Code that draws figures:
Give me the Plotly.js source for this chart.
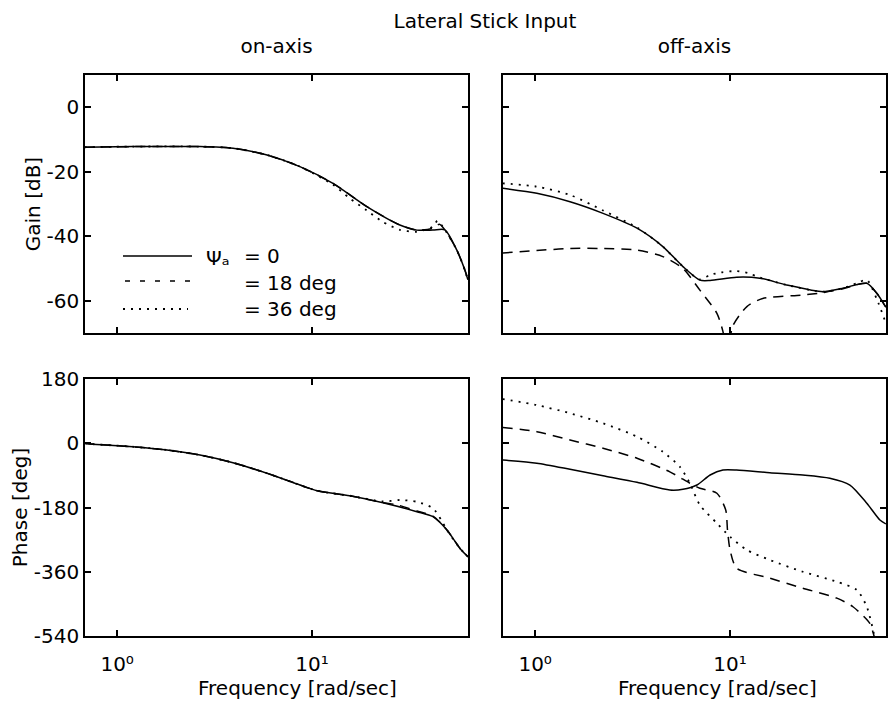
<!DOCTYPE html>
<html>
<head>
<meta charset="utf-8">
<script src="https://cdn.plot.ly/plotly-3.0.1.min.js"></script>
<style>html,body{margin:0;padding:0;background:#fff;}#chart{width:889px;height:704px;}</style>
</head>
<body>
<div id="chart"></div>
<script>
// ---------- data (frequency in rad/sec, gain in dB, phase in deg) ----------
// on-axis gain
const onGainFreq0  = [0.68, 1.2, 2.66, 3.93, 5.87, 8.66, 12.8, 19.1, 28.2, 34.5, 41.7, 48, 55.3, 60.8, 63];
const onGain0      = [-12.4, -12.2, -12.2, -12.7, -14.8, -18.4, -23.6, -30.8, -36.5, -38.1, -38.1, -38.0, -44.3, -50.5, -53.5];
const onGainFreq18 = [0.68, 1.2, 2.66, 3.93, 5.87, 8.66, 12.8, 19.1, 28.2, 34.5, 41.7, 45, 48, 55.3, 60.8, 63];
const onGain18     = [-12.4, -12.2, -12.2, -12.7, -14.8, -18.4, -23.6, -30.8, -36.5, -38.1, -37.5, -36.3, -38.0, -44.3, -50.5, -53.5];
const onGainFreq36 = [0.68, 1.2, 2.66, 3.93, 5.87, 8.66, 12.8, 15.5, 19.1, 23, 28.2, 34.5, 38, 41.7, 44, 48, 55.3, 60.8, 63];
const onGain36     = [-12.4, -12.2, -12.2, -12.7, -14.8, -18.4, -24.0, -28.1, -32.0, -35.5, -38.0, -38.6, -38.0, -37.0, -35.2, -38.0, -44.3, -50.5, -53.5];

// on-axis phase
const onPhaseFreq0  = [0.68, 0.73, 1.2, 1.8, 2.66, 3.93, 5.87, 8.66, 10.6, 15.6, 23.1, 34.5, 41.7, 49.2, 57.3, 63];
const onPhase0      = [0, -2, -9.7, -19, -33, -54.5, -84, -117, -133, -147, -166.5, -191.7, -205.7, -243, -294, -318];
const onPhaseFreq18 = [0.68, 0.73, 1.2, 1.8, 2.66, 3.93, 5.87, 8.66, 10.6, 15.6, 23.1, 27, 34.5, 41.7, 49.2, 57.3, 63];
const onPhase18     = [0, -2, -9.7, -19, -33, -54.5, -84, -117, -133, -147, -166.5, -172, -190, -204, -243, -294, -318];
const onPhaseFreq36 = [0.68, 0.73, 1.2, 1.8, 2.66, 3.93, 5.87, 8.66, 10.6, 15.6, 23.1, 28.2, 34.5, 41.7, 46, 49.2, 57.3, 63];
const onPhase36     = [0, -2, -9.7, -19, -33, -54.5, -84, -117, -133, -147, -163, -159, -164, -182, -215, -243, -294, -318];

// off-axis gain
const offGainFreq0  = [0.68, 1.02, 1.51, 2.23, 3.33, 4.52, 5.73, 7.0, 7.9, 10.8, 14.2, 19.5, 29.9, 37.9, 50.3, 56.6, 63];
const offGain0      = [-25.1, -26.7, -29.3, -32.9, -37.5, -43.2, -49.4, -53.6, -53.7, -52.7, -53.0, -55.1, -57.2, -56.1, -54.6, -57.7, -62];
const offGainFreq18 = [0.68, 1.51, 2.23, 3.33, 4.52, 5.73, 7.0, 8.56, 9.19, 9.7, 10.3, 12.2, 14.7, 23.6, 29.9, 37.9, 50.3, 56.6, 63];
const offGain18     = [-45.2, -43.8, -43.8, -44.3, -46.3, -50.0, -56.7, -63.9, -69.5, -78, -68, -61.8, -59.3, -58.2, -57.5, -56.3, -54.6, -57.7, -62];
const offGainFreq36 = [0.68, 1.02, 1.51, 2.23, 3.33, 4.52, 5.73, 7.0, 7.9, 9, 10.8, 12.5, 14.2, 19.5, 29.9, 37.9, 45, 50.3, 56.6, 63];
const offGain36     = [-23.6, -24.6, -27.2, -32.0, -37.3, -43.2, -49.4, -53.4, -52, -51.2, -50.8, -51.5, -52.8, -55.1, -57.2, -56.1, -54.5, -53.5, -59.5, -67];

// off-axis phase
const offPhaseFreq0  = [0.68, 1.02, 1.51, 2.23, 3.33, 4.91, 5.73, 6.76, 7.9, 9.19, 10.8, 16, 23.6, 32.5, 41.2, 50.3, 58.7, 63];
const offPhase0      = [-47, -56, -73, -91, -109.5, -131, -129, -117, -89, -75, -75, -82.5, -89, -98, -117, -168, -215, -226];
const offPhaseFreq18 = [0.68, 1.02, 1.51, 2.23, 3.33, 4.91, 6.22, 7.0, 8.56, 9.5, 9.7, 10.0, 10.8, 16, 23.6, 35.3, 42.7, 52, 54.6, 58];
const offPhase18     = [44.6, 32.4, 9, -14, -42, -80, -112, -126, -140, -187, -243, -299, -350, -378, -406, -434, -458, -504, -537, -600];
const offPhaseFreq36 = [0.68, 1.02, 1.51, 2.23, 3.33, 4.52, 5.53, 6.22, 7.0, 8.56, 10.0, 12.2, 16, 23.6, 35.3, 44.7, 50.3, 54.6, 58];
const offPhase36     = [124, 107, 84, 56, 18.5, -24, -66, -112, -173, -224, -262, -299, -327, -360, -388, -411, -458, -532, -600];

// tick labels
const freqTickVals = [1, 10];
const freqTickText = ['10\u2070', '10\u00B9'];
const gainTickVals = [0, -20, -40, -60];
const phaseTickVals = [180, 0, -180, -360, -540];
const legendSymbol = '\u03A8\u2090';
const legendLabels = ['= 0', '= 18 deg', '= 36 deg'];

// ---------- layout helpers ----------
const W = 889, H = 704;
const px = v => v / W;
const py = v => 1 - v / H;
const FONT = 'DejaVu Sans, sans-serif';
const txt = {family: FONT, size: 20, color: '#000'};
const styles = [
  {color: '#000', width: 1.5, dash: 'solid'},
  {color: '#000', width: 1.5, dash: '10px,7px'},
  {color: '#000', width: 1.8, dash: '2px,6px'}
];

function tr(x, y, xa, ya, s) {
  return {x: x, y: y, xaxis: xa, yaxis: ya, type: 'scatter', mode: 'lines',
          line: Object.assign({shape: 'spline', smoothing: 0.7}, styles[s]),
          hoverinfo: 'skip', showlegend: false, cliponaxis: true};
}

const data = [
  tr(onGainFreq0, onGain0, 'x', 'y', 0),
  tr(onGainFreq18, onGain18, 'x', 'y', 1),
  tr(onGainFreq36, onGain36, 'x', 'y', 2),
  tr(offGainFreq0, offGain0, 'x2', 'y2', 0),
  tr(offGainFreq18, offGain18, 'x2', 'y2', 1),
  tr(offGainFreq36, offGain36, 'x2', 'y2', 2),
  tr(onPhaseFreq0, onPhase0, 'x3', 'y3', 0),
  tr(onPhaseFreq18, onPhase18, 'x3', 'y3', 1),
  tr(onPhaseFreq36, onPhase36, 'x3', 'y3', 2),
  tr(offPhaseFreq0, offPhase0, 'x4', 'y4', 0),
  tr(offPhaseFreq18, offPhase18, 'x4', 'y4', 1),
  tr(offPhaseFreq36, offPhase36, 'x4', 'y4', 2)
];

const xL = [px(85), px(468)], xR = [px(503), px(886)];
const yG = [py(333), py(75)], yP = [py(636), py(379)];

function xax(domain, anchor, labels, title, side) {
  const a = {domain: domain, anchor: anchor, type: 'log', range: [-0.165, 1.80], side: side,
          tickmode: 'array', tickvals: freqTickVals, ticktext: freqTickText,
          showticklabels: labels, ticks: 'inside', ticklen: 6, tickwidth: 1.5, tickcolor: '#000',
          showline: true, linecolor: '#000', linewidth: 1.5, mirror: 'allticks',
          showgrid: false, zeroline: false, fixedrange: true, automargin: false,
          tickfont: txt};
  if (labels) a.ticklabelstandoff = 9;
  if (title) a.title = {text: title, font: txt, standoff: side === 'top' ? 14 : 4};
  return a;
}
function yax(domain, anchor, range, vals, labels, title) {
  const a = {domain: domain, anchor: anchor, range: range,
          tickmode: 'array', tickvals: vals, ticktext: vals.map(String),
          showticklabels: labels, ticks: 'inside', ticklen: 6, tickwidth: 1.5, tickcolor: '#000',
          showline: true, linecolor: '#000', linewidth: 1.5, mirror: 'allticks',
          showgrid: false, zeroline: false, fixedrange: true, automargin: false,
          tickfont: txt};
  if (title) a.title = {text: title, font: txt, standoff: 1};
  return a;
}

function ann(text, x, y, opts) {
  return Object.assign({text: text, x: px(x), y: py(y), xref: 'paper', yref: 'paper',
                        showarrow: false, font: txt, xanchor: 'center', yanchor: 'middle'}, opts || {});
}

const annotations = [
  ann('Frequency [rad/sec]', 297, 688),
  ann('Frequency [rad/sec]', 717, 688),
  ann(legendSymbol, 204, 258, {xanchor: 'left'}),
  ann(legendLabels[0], 242, 256, {xanchor: 'left'}),
  ann(legendLabels[1], 242, 283, {xanchor: 'left'}),
  ann(legendLabels[2], 242, 309, {xanchor: 'left'})
];

const shapes = [
  {type: 'line', xref: 'paper', yref: 'paper', x0: px(123), x1: px(192), y0: py(256), y1: py(256), line: {color: '#000', width: 1.5}},
  {type: 'line', xref: 'paper', yref: 'paper', x0: px(125), x1: px(192), y0: py(281), y1: py(281), line: {color: '#000', width: 1.5, dash: '5px,10px'}},
  {type: 'line', xref: 'paper', yref: 'paper', x0: px(123), x1: px(188), y0: py(309), y1: py(309), line: {color: '#000', width: 1.8, dash: '2px,6px'}}
];

const layout = {
  width: W, height: H,
  margin: {l: 0, r: 0, t: 0, b: 0},
  paper_bgcolor: '#fff', plot_bgcolor: '#fff',
  showlegend: false,
  font: txt,
  title: {text: 'Lateral Stick Input', x: px(485), xanchor: 'center', y: py(21), yanchor: 'middle', font: txt},
  xaxis: xax(xL, 'y', false, 'on-axis', 'top'),
  yaxis: yax(yG, 'x', [-70, 10], gainTickVals, true, 'Gain [dB]'),
  xaxis2: xax(xR, 'y2', false, 'off-axis', 'top'),
  yaxis2: yax(yG, 'x2', [-70, 10], gainTickVals, false),
  xaxis3: xax(xL, 'y3', true, null, 'bottom'),
  yaxis3: yax(yP, 'x3', [-540, 180], phaseTickVals, true, 'Phase [deg]'),
  xaxis4: xax(xR, 'y4', true, null, 'bottom'),
  yaxis4: yax(yP, 'x4', [-540, 180], phaseTickVals, false),
  annotations: annotations,
  shapes: shapes
};

Plotly.newPlot('chart', data, layout, {displayModeBar: false});
</script>
</body>
</html>
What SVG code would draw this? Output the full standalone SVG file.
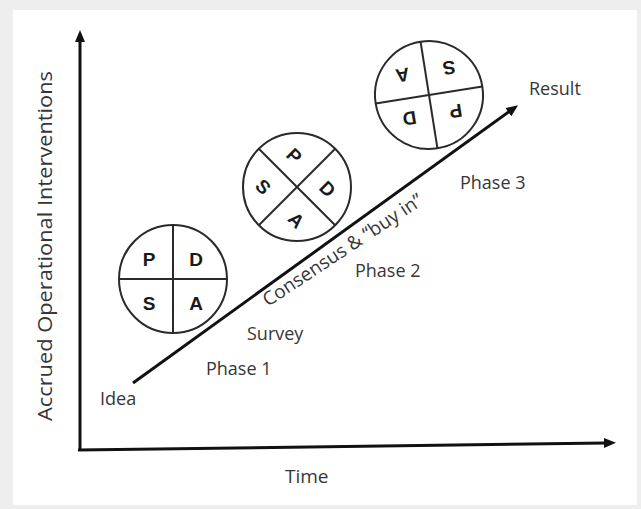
<svg xmlns="http://www.w3.org/2000/svg" width="641" height="509" viewBox="0 0 641 509">
  <style>
    .lbl { font-family: "Open Sans", "Liberation Sans", sans-serif; font-size: 18px; fill: #363636; }
    .ring { fill: #fff; stroke: #2a2a2a; stroke-width: 2; }
    .div { stroke: #2a2a2a; stroke-width: 2; }
    .q { font-family: "Liberation Sans", Arial, sans-serif; font-weight: bold; font-size: 19px; fill: #1a1a1a; text-anchor: middle; dominant-baseline: central; }
    .axis { stroke: #111; stroke-width: 3; fill: none; }
  </style>
  <defs>
    <marker id="head" markerUnits="userSpaceOnUse" markerWidth="14" markerHeight="12" refX="2" refY="5" orient="auto">
      <path d="M0,0 L12,5 L0,10 z" fill="#111"/>
    </marker>
    <!-- PDSA wheel, centred on the origin -->
    <g id="pdsa">
      <circle class="ring" cx="0" cy="0" r="54"/>
      <line class="div" x1="0" y1="-54" x2="0" y2="54"/>
      <line class="div" x1="-54" y1="0" x2="54" y2="0"/>
      <text class="q" x="-24" y="-20">P</text>
      <text class="q" x="23" y="-20">D</text>
      <text class="q" x="-24" y="24">S</text>
      <text class="q" x="23" y="24">A</text>
    </g>
  </defs>

  <!-- frame -->
  <rect x="0" y="0" width="641" height="509" fill="#eeeeee"/>
  <rect x="13" y="10" width="624" height="495" fill="#ffffff"/>

  <!-- axes and progress arrow -->
  <g id="connectors">
    <line class="axis" x1="80" y1="450" x2="80" y2="40" marker-end="url(#head)"/>
    <line class="axis" x1="78" y1="450" x2="606" y2="443" marker-end="url(#head)"/>
    <line class="axis" x1="133" y1="383" x2="510" y2="111" marker-end="url(#head)"/>
  </g>

  <g id="axis-labels">
    <text class="lbl" x="52" y="246" transform="rotate(-90 52 246)" text-anchor="middle" style="font-size:20px" textLength="350" lengthAdjust="spacingAndGlyphs">Accrued Operational Interventions</text>
    <text class="lbl" x="285" y="483" style="font-size:19px">Time</text>
  </g>

  <g id="wheel-1"><use href="#pdsa" transform="translate(173 279)"/></g>
  <g id="wheel-2"><use href="#pdsa" transform="translate(297 187) rotate(45)"/></g>
  <g id="wheel-3"><use href="#pdsa" transform="translate(429 95) rotate(171)"/></g>

  <g id="stages">
    <text class="lbl" x="100" y="405">Idea</text>
    <text class="lbl" x="206" y="375">Phase 1</text>
    <text class="lbl" x="247" y="340">Survey</text>
    <text class="lbl" x="268" y="307" transform="rotate(-33.5 268 307)" style="font-size:19px">Consensus &amp; “buy in”</text>
    <text class="lbl" x="355" y="277">Phase 2</text>
    <text class="lbl" x="460" y="189">Phase 3</text>
    <text class="lbl" x="529" y="95">Result</text>
  </g>
</svg>
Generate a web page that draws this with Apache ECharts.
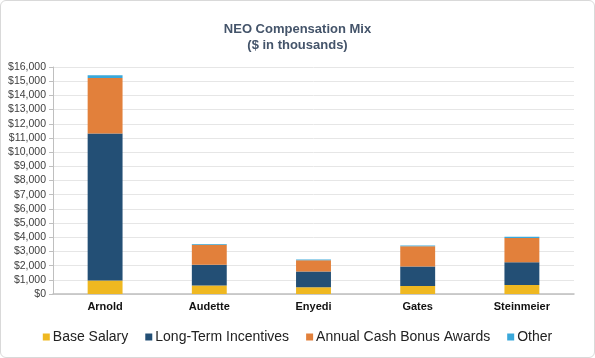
<!DOCTYPE html>
<html><head><meta charset="utf-8">
<script src="https://cdn.jsdelivr.net/npm/echarts@6/dist/echarts.min.js"></script>
<style>html,body{margin:0;padding:0;background:#fff}#c{width:595px;height:358px;box-sizing:border-box;border:1px solid #d9d9d9;border-radius:6px}</style>
</head><body><div id="c"></div>
<script>
const categories = ['Arnold', 'Audette', 'Enyedi', 'Gates', 'Steinmeier'];
const baseSalary = [960, 600, 470, 560, 630];
const longTermIncentives = [10360, 1470, 1120, 1380, 1610];
const annualCashBonus = [3900, 1400, 790, 1420, 1700];
const other = [190, 50, 50, 50, 100];
const yTicks = { min: 0, max: 16000, interval: 1000 };

const chart = echarts.init(document.getElementById('c'), null, { renderer: 'canvas' });
const mk = (name, data, color) => ({
  name, type: 'bar', stack: 'total', data, barWidth: '33.5%',
  itemStyle: { color }
});
chart.setOption({
  animation: false,
  textStyle: { fontFamily: 'Liberation Sans, Arial, sans-serif' },
  title: {
    text: 'NEO Compensation Mix\n($ in thousands)',
    left: 'center', top: 16,
    textStyle: { fontSize: 13, fontWeight: 'bold', color: '#44546A', lineHeight: 15.5, fontFamily: 'Liberation Sans, Arial, sans-serif' }
  },
  legend: {
    bottom: 8, left: 'center', itemWidth: 7, itemHeight: 7, itemGap: 17,
    icon: 'rect',
    textStyle: { fontSize: 14, color: '#222', padding: [0, 0, 0, -2] },
    data: ['Base Salary', 'Long-Term Incentives', 'Annual Cash Bonus Awards', 'Other']
  },
  grid: { left: 52, right: 20, top: 66, bottom: 63 },
  xAxis: {
    type: 'category', data: categories,
    axisLine: { lineStyle: { color: '#bfbfbf', width: 1.5 } },
    axisTick: { alignWithLabel: true, length: 4, lineStyle: { color: '#999' } },
    axisLabel: { fontSize: 11, fontWeight: 'bold', color: '#111', margin: 7 }
  },
  yAxis: {
    type: 'value', min: yTicks.min, max: yTicks.max, interval: yTicks.interval,
    axisLine: { show: true, lineStyle: { color: '#bfbfbf' } },
    axisTick: { show: true, length: 4, lineStyle: { color: '#bfbfbf' } },
    splitLine: { lineStyle: { color: '#e6e6e6' } },
    axisLabel: { fontSize: 10.5, color: '#404040', margin: 7,
      formatter: v => '$' + v.toLocaleString('en-US') }
  },
  series: [
    mk('Base Salary', baseSalary, '#EFB821'),
    mk('Long-Term Incentives', longTermIncentives, '#234F75'),
    mk('Annual Cash Bonus Awards', annualCashBonus, '#E2803B'),
    mk('Other', other, '#3AA8DA')
  ]
});
</script></body></html>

REQUIRED WORK:
Filter the records above for "this" and copy every matching line.

FULL ANSWER:
Give me the Plotly.js source for this chart.
What SVG code would draw this? Output the full standalone SVG file.
Generate a web page that draws this with Apache ECharts.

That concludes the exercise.